_AIM_
Leave out every picture, then output exactly the lines between the ones holding "Convert this chart to matplotlib code." and "ax.set_yticks(range(0, 501, 100))", inclusive, and nothing beyond them.

_DATA PROVIDED_
____

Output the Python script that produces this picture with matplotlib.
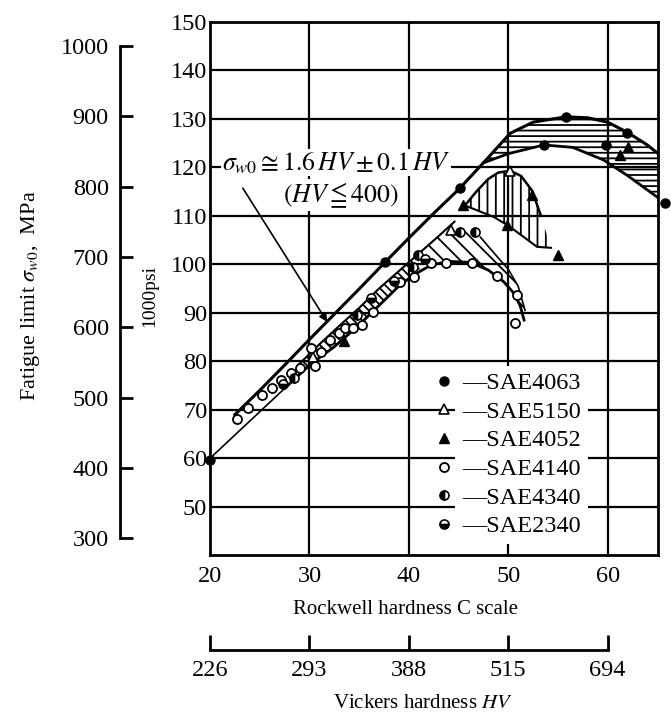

____

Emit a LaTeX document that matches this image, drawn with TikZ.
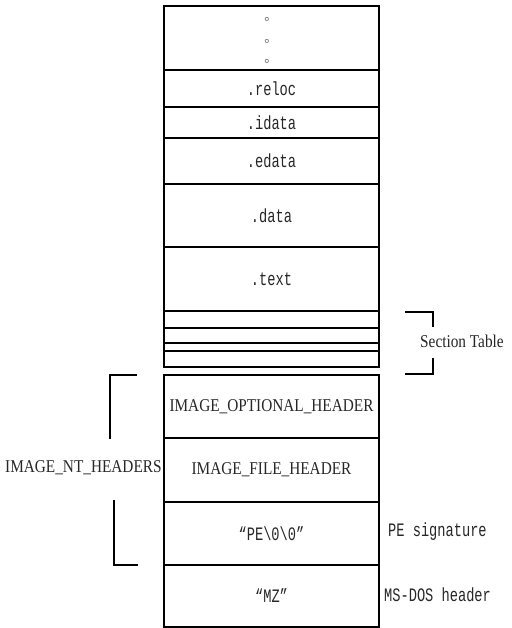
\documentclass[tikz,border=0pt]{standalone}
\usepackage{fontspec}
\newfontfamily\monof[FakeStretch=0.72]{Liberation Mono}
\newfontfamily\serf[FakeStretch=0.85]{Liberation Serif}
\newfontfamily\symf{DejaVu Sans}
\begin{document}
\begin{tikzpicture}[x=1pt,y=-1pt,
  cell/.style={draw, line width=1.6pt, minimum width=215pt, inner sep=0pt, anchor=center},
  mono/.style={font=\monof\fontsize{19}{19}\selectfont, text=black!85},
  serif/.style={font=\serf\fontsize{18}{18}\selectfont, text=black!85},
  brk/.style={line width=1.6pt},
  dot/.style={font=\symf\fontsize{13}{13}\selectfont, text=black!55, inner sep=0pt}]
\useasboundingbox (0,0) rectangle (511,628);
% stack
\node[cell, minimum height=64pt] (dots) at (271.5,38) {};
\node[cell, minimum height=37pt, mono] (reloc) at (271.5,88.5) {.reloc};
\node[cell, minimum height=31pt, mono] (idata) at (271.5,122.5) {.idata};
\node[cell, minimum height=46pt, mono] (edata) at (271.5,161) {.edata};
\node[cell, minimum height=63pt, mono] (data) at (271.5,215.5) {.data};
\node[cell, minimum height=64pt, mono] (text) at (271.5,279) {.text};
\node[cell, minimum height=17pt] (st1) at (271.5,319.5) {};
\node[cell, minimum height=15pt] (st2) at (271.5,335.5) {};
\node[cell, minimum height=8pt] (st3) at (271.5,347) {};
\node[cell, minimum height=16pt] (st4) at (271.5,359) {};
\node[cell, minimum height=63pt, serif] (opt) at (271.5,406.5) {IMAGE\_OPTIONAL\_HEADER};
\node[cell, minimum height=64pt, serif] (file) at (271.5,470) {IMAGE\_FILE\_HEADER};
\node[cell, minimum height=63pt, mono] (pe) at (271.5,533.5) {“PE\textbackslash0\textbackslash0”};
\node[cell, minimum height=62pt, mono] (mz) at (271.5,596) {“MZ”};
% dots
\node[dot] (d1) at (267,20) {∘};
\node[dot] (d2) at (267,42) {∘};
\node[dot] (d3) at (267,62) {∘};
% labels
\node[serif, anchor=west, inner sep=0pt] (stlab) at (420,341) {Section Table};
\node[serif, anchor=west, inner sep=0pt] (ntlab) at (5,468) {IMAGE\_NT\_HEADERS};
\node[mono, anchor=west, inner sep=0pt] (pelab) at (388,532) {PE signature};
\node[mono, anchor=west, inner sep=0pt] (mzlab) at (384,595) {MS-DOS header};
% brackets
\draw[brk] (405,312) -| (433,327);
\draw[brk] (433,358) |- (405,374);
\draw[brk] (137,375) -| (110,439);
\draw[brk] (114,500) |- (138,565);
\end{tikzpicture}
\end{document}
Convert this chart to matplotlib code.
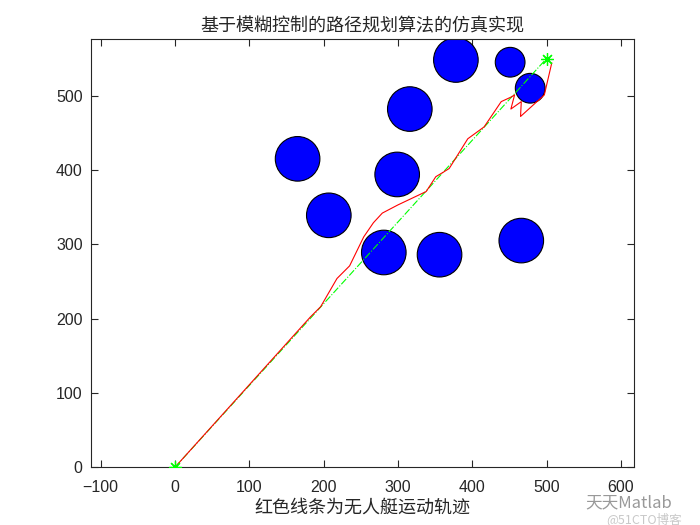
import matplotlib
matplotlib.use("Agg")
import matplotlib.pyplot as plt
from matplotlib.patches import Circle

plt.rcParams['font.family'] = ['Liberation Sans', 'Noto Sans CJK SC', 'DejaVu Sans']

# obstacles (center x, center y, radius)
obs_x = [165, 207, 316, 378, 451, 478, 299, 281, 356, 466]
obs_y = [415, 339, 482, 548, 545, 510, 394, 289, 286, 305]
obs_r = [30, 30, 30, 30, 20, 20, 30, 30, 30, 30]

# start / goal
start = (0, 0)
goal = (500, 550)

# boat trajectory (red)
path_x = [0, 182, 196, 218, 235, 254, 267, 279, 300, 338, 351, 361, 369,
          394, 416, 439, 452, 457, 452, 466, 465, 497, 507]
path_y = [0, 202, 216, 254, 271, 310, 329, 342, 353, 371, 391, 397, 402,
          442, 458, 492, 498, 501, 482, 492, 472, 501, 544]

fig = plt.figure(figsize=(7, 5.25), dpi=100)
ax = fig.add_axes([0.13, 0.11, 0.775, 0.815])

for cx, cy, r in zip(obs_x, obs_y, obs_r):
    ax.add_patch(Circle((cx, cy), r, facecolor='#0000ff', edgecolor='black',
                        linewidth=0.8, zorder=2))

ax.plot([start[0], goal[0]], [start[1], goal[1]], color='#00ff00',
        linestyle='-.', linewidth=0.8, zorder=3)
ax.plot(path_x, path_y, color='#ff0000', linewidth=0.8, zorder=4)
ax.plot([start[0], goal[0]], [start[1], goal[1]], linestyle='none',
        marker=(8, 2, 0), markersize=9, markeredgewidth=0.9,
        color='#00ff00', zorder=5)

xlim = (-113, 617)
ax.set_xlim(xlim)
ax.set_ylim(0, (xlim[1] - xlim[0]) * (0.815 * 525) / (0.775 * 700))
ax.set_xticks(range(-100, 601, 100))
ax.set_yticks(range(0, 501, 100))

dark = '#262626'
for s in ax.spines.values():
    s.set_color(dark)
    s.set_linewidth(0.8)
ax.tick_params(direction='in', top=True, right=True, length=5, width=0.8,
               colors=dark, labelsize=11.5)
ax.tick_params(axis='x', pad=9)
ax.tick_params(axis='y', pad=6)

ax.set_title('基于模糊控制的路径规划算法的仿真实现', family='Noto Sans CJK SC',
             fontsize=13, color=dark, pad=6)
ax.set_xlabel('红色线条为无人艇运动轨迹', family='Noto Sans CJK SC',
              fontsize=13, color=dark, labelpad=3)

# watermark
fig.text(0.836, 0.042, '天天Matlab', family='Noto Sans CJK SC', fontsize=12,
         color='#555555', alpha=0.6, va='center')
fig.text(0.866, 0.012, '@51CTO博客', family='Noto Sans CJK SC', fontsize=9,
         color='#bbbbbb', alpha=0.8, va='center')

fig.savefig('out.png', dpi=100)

____

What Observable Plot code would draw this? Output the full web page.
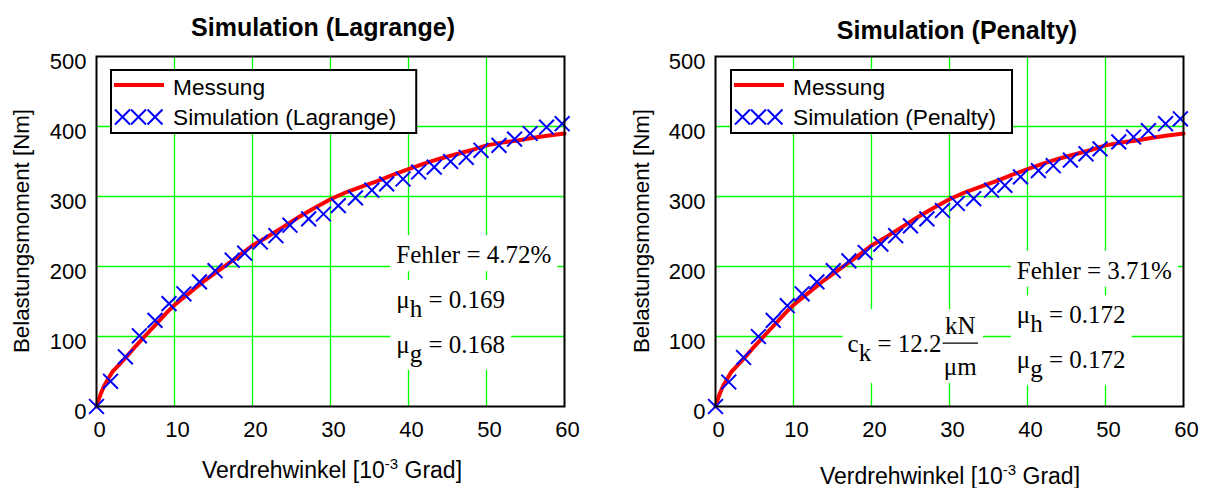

____

_FULL SOLUTION_
Convert this chart to matplotlib code.
import matplotlib
matplotlib.use("Agg")
import matplotlib.pyplot as plt
from matplotlib.patches import Circle

plt.rcParams['font.family'] = ['Liberation Sans', 'Noto Sans CJK SC', 'DejaVu Sans']

# obstacles (center x, center y, radius)
obs_x = [165, 207, 316, 378, 451, 478, 299, 281, 356, 466]
obs_y = [415, 339, 482, 548, 545, 510, 394, 289, 286, 305]
obs_r = [30, 30, 30, 30, 20, 20, 30, 30, 30, 30]

# start / goal
start = (0, 0)
goal = (500, 550)

# boat trajectory (red)
path_x = [0, 182, 196, 218, 235, 254, 267, 279, 300, 338, 351, 361, 369,
          394, 416, 439, 452, 457, 452, 466, 465, 497, 507]
path_y = [0, 202, 216, 254, 271, 310, 329, 342, 353, 371, 391, 397, 402,
          442, 458, 492, 498, 501, 482, 492, 472, 501, 544]

fig = plt.figure(figsize=(7, 5.25), dpi=100)
ax = fig.add_axes([0.13, 0.11, 0.775, 0.815])

for cx, cy, r in zip(obs_x, obs_y, obs_r):
    ax.add_patch(Circle((cx, cy), r, facecolor='#0000ff', edgecolor='black',
                        linewidth=0.8, zorder=2))

ax.plot([start[0], goal[0]], [start[1], goal[1]], color='#00ff00',
        linestyle='-.', linewidth=0.8, zorder=3)
ax.plot(path_x, path_y, color='#ff0000', linewidth=0.8, zorder=4)
ax.plot([start[0], goal[0]], [start[1], goal[1]], linestyle='none',
        marker=(8, 2, 0), markersize=9, markeredgewidth=0.9,
        color='#00ff00', zorder=5)

xlim = (-113, 617)
ax.set_xlim(xlim)
ax.set_ylim(0, (xlim[1] - xlim[0]) * (0.815 * 525) / (0.775 * 700))
ax.set_xticks(range(-100, 601, 100))
ax.set_yticks(range(0, 501, 100))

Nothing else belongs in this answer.